- [TASK STATEMENT] Each line should be copied exactly.

- [MATERIAL PROVIDED]
◇ ◇ ◇ ◇ ◇
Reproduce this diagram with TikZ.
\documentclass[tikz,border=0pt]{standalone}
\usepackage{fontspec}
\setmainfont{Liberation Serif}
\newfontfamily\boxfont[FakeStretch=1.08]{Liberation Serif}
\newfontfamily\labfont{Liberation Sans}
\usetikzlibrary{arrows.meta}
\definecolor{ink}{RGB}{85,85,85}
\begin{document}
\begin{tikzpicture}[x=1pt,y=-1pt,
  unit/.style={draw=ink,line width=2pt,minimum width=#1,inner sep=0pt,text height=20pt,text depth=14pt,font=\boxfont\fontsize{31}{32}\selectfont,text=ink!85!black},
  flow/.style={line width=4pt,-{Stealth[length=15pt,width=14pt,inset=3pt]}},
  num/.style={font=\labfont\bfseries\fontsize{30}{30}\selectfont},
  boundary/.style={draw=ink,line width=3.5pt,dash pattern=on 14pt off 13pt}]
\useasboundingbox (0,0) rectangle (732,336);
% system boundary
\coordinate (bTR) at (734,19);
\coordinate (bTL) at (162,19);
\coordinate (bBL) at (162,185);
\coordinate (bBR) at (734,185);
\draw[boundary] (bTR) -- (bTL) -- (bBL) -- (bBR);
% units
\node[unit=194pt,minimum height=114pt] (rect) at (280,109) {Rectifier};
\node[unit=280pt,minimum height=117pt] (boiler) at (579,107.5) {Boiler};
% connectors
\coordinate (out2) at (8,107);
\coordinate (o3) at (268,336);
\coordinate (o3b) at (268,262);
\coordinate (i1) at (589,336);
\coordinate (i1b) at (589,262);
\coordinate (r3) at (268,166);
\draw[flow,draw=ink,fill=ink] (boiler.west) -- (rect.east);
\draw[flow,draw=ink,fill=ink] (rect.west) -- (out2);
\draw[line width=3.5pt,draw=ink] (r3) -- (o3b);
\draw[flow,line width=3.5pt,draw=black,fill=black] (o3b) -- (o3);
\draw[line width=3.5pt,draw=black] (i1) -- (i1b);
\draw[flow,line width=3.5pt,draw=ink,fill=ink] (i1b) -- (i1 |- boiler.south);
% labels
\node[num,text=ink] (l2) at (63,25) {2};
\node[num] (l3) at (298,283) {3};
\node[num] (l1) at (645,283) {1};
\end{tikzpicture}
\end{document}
◇ ◇ ◇ ◇ ◇
- [OUTPUT OF THE EXERCISE]
Reproduce this diagram with TikZ.
\documentclass[tikz,border=0pt]{standalone}
\usepackage{fontspec}
\setmainfont{Liberation Serif}
\newfontfamily\boxfont[FakeStretch=1.08]{Liberation Serif}
\newfontfamily\labfont{Liberation Sans}
\usetikzlibrary{arrows.meta}
\definecolor{ink}{RGB}{85,85,85}
\begin{document}
\begin{tikzpicture}[x=1pt,y=-1pt,
  unit/.style={draw=ink,line width=2pt,minimum width=#1,inner sep=0pt,text height=20pt,text depth=14pt,font=\boxfont\fontsize{31}{32}\selectfont,text=ink!85!black},
  flow/.style={line width=4pt,-{Stealth[length=15pt,width=14pt,inset=3pt]}},
  num/.style={font=\labfont\bfseries\fontsize{30}{30}\selectfont},
  boundary/.style={draw=ink,line width=3.5pt,dash pattern=on 14pt off 13pt}]
\useasboundingbox (0,0) rectangle (732,336);
% system boundary
\coordinate (bTR) at (734,19);
\coordinate (bTL) at (162,19);
\coordinate (bBL) at (162,185);
\coordinate (bBR) at (734,185);
\draw[boundary] (bTR) -- (bTL) -- (bBL) -- (bBR);
% units
\node[unit=194pt,minimum height=114pt] (rect) at (280,109) {Rectifier};
\node[unit=280pt,minimum height=117pt] (boiler) at (579,107.5) {Boiler};
% connectors
\coordinate (out2) at (8,107);
\coordinate (o3) at (268,336);
\coordinate (o3b) at (268,262);
\coordinate (i1) at (589,336);
\coordinate (i1b) at (589,262);
\coordinate (r3) at (268,166);
\draw[flow,draw=ink,fill=ink] (boiler.west) -- (rect.east);
\draw[flow,draw=ink,fill=ink] (rect.west) -- (out2);
\draw[line width=3.5pt,draw=ink] (r3) -- (o3b);
\draw[flow,line width=3.5pt,draw=black,fill=black] (o3b) -- (o3);
\draw[line width=3.5pt,draw=black] (i1) -- (i1b);
\draw[flow,line width=3.5pt,draw=ink,fill=ink] (i1b) -- (i1 |- boiler.south);
% labels
\node[num,text=ink] (l2) at (63,25) {2};
\node[num] (l3) at (298,283) {3};
\node[num] (l1) at (645,283) {1};
\end{tikzpicture}
\end{document}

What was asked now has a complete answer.